Dom Justo Takayama, before he was declared saint, married and has three sons, as well as a daughter. Two of his sons died in infanthood. His father fought to secure their position as Daimyo. It was this battle that led the Takayama clan to possess Takatsuki Castle. During their control of the Takatsuki region, Dom Justo and his father pushed their Kirishitan Daimyo policies. A number of their subjects converted to the faith under their influence.

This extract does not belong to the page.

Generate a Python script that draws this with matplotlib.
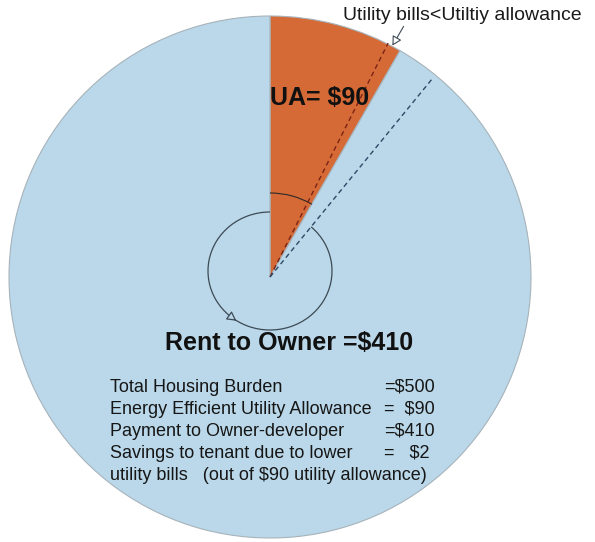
import numpy as np
import matplotlib

matplotlib.use("Agg")
import matplotlib.pyplot as plt
from matplotlib.patches import Arc

plt.rcParams["font.family"] = ["Liberation Sans", "DejaVu Sans"]

# slice shares (percent of the circle)
SLICE_NAMES = ["UA", "Rent to Owner"]
SLICE_SHARES = [8.3, 91.7]
SLICE_COLORS = ["#d56a36", "#bad8e9"]

SUMMARY_LEFT = [
    "Total Housing Burden",
    "Energy Efficient Utility Allowance",
    "Payment to Owner-developer",
    "Savings to tenant due to lower",
    "utility bills   (out of $90 utility allowance)",
]
SUMMARY_RIGHT = ["=$500", "=  $90", "=$410", "=   $2", ""]

# dashed guide lines: angle (deg, counter-clockwise from east), length in px
GUIDE_ANGLES = [63.2, 50.7]
GUIDE_LENGTHS = [262, 256]
GUIDE_COLORS = ["#7a2416", "#2d4a66"]

W, H = 595, 542


def py(y):
    # pixel row -> data y
    return H - y


fig = plt.figure(figsize=(W / 100, H / 100), dpi=100)
ax = fig.add_axes([0, 0, 1, 1])

cx, cy = 270, py(277)
radius = 261

ax.pie(
    SLICE_SHARES,
    colors=SLICE_COLORS,
    startangle=90,
    counterclock=False,
    center=(cx, cy),
    radius=radius,
    wedgeprops={"edgecolor": "#a7b3bb", "linewidth": 0.8},
)

for ang, length, color in zip(GUIDE_ANGLES, GUIDE_LENGTHS, GUIDE_COLORS):
    t = np.deg2rad(ang)
    ax.plot([cx, cx + length * np.cos(t)], [cy, cy + length * np.sin(t)],
            color=color, linewidth=1.0, linestyle=(0, (3.5, 2.5)))

# small angle arc over the wedge
ax.add_patch(Arc((cx, cy), 168, 168, theta1=60, theta2=90,
                 color="#2a2a2a", linewidth=0.8))

# loop arrow round the centre
lx, ly, la, lb = 270, py(271), 62, 59
ax.add_patch(Arc((lx, ly), 2 * la, 2 * lb, theta1=90, theta2=47,
                 color="#3d4a55", linewidth=0.9))
th = np.deg2rad(233)
px_, py_ = lx + la * np.cos(th), ly + lb * np.sin(th)
tx, ty = -la * np.sin(th), lb * np.cos(th)
ax.annotate("", xy=(px_ + 0.12 * tx, py_ + 0.12 * ty),
            xytext=(px_ - 0.05 * tx, py_ - 0.05 * ty),
            arrowprops={"arrowstyle": "-|>,head_length=0.55,head_width=0.3",
                        "fc": "#bad8e9", "ec": "#3d4a55", "lw": 0.9})

# callout at the top right
ax.annotate("", xy=(391, py(48)), xytext=(405, py(24)),
            arrowprops={"arrowstyle": "-|>,head_length=0.55,head_width=0.3",
                        "fc": "white", "ec": "#3d4a55", "lw": 0.8})
ax.text(343, py(15), "Utility bills<Utiltiy allowance", fontsize=14,
        color="#1a1a1a", ha="left", va="center")

ax.text(270, py(98), "UA= $90", fontsize=18, fontweight="bold",
        color="#111111", ha="left", va="center")
ax.text(165, py(343), "Rent to Owner =$410", fontsize=18, fontweight="bold",
        color="#111111", ha="left", va="center")

line_rows = [387, 409, 431, 453, 475]
for row, left, right in zip(line_rows, SUMMARY_LEFT, SUMMARY_RIGHT):
    ax.text(110, py(row), left, fontsize=13, color="#161616",
            ha="left", va="center")
    if right:
        ax.text(384, py(row), right, fontsize=13, color="#161616",
                ha="left", va="center")

ax.set_xlim(0, W)
ax.set_ylim(0, H)
ax.set_aspect("equal")
ax.set_axis_off()

fig.savefig("out.png", dpi=100, facecolor="white")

As time passed, Hideyoshi eventually became adverse towards the Christians and their faith. In the year 1587, he ordered the banishment of every missionary in Japan, and that all Christian Daimyo were to abandon their faith. While a few Daimyo obeyed his orders, Dom Justo affirmed that he would not abandon his faith and would prefer to give up all that he owned including his land.

Life of a Saint

Dom Justo Takayama’s journey to sainthood began after he was declared as God’s servant. He adopted the name after he shaved his head to show others of his retirement as a warrior. However, his life to sainthood was filled with persecution of Christians in Japan. He was even given a message from Toyotomi Hideyoshi that if he will not abandon his faith, all of his possessions would be taken from him. Dom Justo was also warned that his position as lord would be compromised as well. Even in the midst of threat, he did not gave up his position as a follower of Jesus Christ.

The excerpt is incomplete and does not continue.